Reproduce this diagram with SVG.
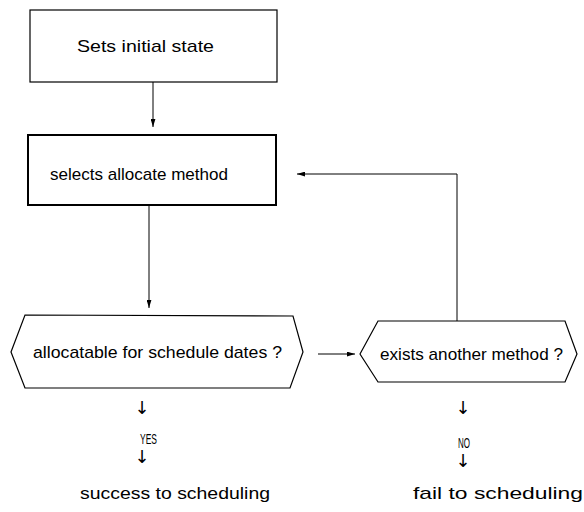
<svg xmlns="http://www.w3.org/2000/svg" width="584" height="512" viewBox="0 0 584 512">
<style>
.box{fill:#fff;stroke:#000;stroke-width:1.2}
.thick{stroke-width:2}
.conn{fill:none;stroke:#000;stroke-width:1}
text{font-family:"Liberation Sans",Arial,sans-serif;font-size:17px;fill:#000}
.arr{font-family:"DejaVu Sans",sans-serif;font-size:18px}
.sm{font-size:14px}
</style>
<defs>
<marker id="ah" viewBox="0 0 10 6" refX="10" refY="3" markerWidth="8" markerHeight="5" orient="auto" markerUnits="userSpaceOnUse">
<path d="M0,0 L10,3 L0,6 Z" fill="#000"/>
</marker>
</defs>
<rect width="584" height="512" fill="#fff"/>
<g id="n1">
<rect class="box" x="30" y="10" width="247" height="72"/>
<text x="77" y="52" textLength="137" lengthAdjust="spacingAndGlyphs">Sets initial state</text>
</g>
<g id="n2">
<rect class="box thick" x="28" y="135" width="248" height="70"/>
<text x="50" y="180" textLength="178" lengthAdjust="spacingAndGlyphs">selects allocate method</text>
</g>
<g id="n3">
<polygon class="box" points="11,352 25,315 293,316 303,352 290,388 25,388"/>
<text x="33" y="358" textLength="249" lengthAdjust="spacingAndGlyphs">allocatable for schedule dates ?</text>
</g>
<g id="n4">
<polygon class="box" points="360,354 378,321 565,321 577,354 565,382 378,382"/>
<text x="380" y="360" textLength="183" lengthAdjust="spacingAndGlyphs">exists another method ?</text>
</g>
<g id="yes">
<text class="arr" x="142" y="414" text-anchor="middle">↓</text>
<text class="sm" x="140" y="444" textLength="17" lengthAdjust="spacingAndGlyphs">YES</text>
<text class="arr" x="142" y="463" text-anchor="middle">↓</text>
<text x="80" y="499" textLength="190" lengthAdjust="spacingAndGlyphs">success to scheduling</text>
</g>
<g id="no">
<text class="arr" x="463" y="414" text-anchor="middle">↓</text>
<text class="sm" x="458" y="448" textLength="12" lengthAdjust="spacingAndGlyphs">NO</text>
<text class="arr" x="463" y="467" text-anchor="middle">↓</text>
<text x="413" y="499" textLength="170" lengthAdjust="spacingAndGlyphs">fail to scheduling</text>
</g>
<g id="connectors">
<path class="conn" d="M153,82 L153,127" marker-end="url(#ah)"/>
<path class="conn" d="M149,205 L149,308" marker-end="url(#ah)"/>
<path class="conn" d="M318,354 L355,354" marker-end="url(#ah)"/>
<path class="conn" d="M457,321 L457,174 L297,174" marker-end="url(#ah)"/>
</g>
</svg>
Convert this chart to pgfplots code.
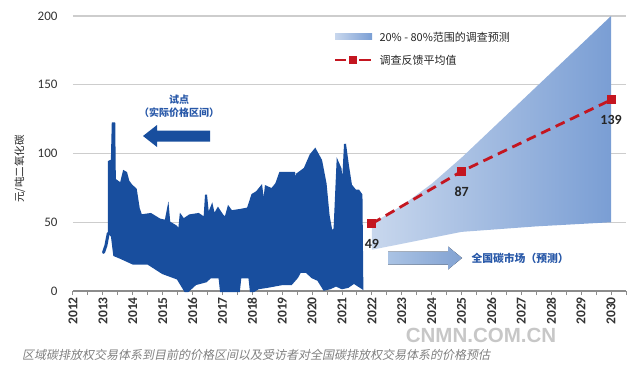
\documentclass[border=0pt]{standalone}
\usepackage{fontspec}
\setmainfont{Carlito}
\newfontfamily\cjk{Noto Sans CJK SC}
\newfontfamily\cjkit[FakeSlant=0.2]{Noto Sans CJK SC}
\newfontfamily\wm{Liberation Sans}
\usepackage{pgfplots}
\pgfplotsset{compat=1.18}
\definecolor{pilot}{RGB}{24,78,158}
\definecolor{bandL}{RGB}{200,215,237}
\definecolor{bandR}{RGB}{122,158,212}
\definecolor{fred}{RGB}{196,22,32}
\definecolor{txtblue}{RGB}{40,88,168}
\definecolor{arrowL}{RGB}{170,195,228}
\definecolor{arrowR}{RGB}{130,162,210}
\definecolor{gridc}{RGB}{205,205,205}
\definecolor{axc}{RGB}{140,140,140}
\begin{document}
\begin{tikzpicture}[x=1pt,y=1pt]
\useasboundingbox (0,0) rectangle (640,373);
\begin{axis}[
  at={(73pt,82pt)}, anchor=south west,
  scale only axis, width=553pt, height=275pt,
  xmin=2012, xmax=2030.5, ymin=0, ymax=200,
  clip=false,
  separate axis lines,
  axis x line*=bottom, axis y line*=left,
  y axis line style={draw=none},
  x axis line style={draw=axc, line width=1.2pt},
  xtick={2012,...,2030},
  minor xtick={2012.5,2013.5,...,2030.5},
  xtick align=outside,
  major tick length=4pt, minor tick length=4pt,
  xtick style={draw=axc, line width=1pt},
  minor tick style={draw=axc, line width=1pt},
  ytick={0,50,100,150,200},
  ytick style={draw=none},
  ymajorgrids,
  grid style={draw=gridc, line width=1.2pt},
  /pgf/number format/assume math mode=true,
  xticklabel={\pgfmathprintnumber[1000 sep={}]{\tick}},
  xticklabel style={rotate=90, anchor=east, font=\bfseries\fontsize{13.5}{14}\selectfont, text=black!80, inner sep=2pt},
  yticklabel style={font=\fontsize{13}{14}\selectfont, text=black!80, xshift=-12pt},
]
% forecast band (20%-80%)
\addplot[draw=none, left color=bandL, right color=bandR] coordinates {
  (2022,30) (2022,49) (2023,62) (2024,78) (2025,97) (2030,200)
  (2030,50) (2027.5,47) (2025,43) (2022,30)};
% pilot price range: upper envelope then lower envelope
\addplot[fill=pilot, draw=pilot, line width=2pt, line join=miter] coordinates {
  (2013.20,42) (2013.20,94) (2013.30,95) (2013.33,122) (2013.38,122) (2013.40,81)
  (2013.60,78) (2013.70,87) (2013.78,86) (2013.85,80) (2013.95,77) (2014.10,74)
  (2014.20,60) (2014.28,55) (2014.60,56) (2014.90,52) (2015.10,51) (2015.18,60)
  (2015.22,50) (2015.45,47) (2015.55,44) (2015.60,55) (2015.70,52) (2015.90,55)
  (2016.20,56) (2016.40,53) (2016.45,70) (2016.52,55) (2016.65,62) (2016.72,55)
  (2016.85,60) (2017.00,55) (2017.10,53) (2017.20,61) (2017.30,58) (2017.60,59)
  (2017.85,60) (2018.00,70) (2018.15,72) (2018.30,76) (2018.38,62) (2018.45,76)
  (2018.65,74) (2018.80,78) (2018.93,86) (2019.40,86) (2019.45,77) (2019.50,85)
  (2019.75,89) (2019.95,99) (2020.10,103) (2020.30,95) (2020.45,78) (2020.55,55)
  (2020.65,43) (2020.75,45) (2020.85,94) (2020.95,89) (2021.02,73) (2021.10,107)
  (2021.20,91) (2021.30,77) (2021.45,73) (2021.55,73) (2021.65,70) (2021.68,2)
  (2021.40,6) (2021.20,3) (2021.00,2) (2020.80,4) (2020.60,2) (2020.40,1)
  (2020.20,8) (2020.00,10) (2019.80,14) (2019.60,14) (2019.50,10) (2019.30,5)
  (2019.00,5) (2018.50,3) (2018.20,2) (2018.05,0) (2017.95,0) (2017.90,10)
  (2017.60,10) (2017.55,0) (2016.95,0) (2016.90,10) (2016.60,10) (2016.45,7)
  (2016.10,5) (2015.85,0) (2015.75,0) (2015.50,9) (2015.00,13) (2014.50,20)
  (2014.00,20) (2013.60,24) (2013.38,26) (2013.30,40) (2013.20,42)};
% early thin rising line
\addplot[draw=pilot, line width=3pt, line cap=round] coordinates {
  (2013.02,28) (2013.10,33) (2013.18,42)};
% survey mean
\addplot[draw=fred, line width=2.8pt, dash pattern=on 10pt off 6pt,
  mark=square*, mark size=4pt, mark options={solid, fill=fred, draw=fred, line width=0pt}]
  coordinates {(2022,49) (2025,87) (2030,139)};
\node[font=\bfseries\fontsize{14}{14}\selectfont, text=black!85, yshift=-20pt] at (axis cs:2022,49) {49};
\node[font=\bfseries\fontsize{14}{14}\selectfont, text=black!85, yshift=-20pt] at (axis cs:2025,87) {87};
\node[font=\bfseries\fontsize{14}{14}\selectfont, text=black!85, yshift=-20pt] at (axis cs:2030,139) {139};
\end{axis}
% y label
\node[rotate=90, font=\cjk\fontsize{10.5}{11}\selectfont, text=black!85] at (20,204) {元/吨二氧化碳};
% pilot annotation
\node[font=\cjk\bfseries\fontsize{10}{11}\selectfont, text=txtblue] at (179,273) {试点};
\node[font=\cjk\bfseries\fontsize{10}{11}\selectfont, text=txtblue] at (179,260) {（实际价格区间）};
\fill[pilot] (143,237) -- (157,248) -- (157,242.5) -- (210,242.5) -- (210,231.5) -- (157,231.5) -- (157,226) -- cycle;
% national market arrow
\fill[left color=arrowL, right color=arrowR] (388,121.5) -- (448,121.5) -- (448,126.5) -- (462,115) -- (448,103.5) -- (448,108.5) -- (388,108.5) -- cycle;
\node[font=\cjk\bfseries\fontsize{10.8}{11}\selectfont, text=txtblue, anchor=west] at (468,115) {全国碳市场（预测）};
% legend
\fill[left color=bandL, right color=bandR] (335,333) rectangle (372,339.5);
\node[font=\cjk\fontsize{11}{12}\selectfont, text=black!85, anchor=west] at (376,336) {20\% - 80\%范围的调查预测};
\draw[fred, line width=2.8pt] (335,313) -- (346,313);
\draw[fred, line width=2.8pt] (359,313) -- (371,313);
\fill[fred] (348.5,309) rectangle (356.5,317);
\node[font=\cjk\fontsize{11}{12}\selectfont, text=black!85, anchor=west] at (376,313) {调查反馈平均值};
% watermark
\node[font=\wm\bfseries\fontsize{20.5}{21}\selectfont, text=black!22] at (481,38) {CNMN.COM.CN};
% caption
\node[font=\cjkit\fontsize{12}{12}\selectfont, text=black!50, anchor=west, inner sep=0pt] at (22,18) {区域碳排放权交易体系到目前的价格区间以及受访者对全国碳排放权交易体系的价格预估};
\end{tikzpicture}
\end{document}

* * *

THE TASK: In the data above, tally the lines holding "this" and answer with the figure only.

ANSWER BELOW: 2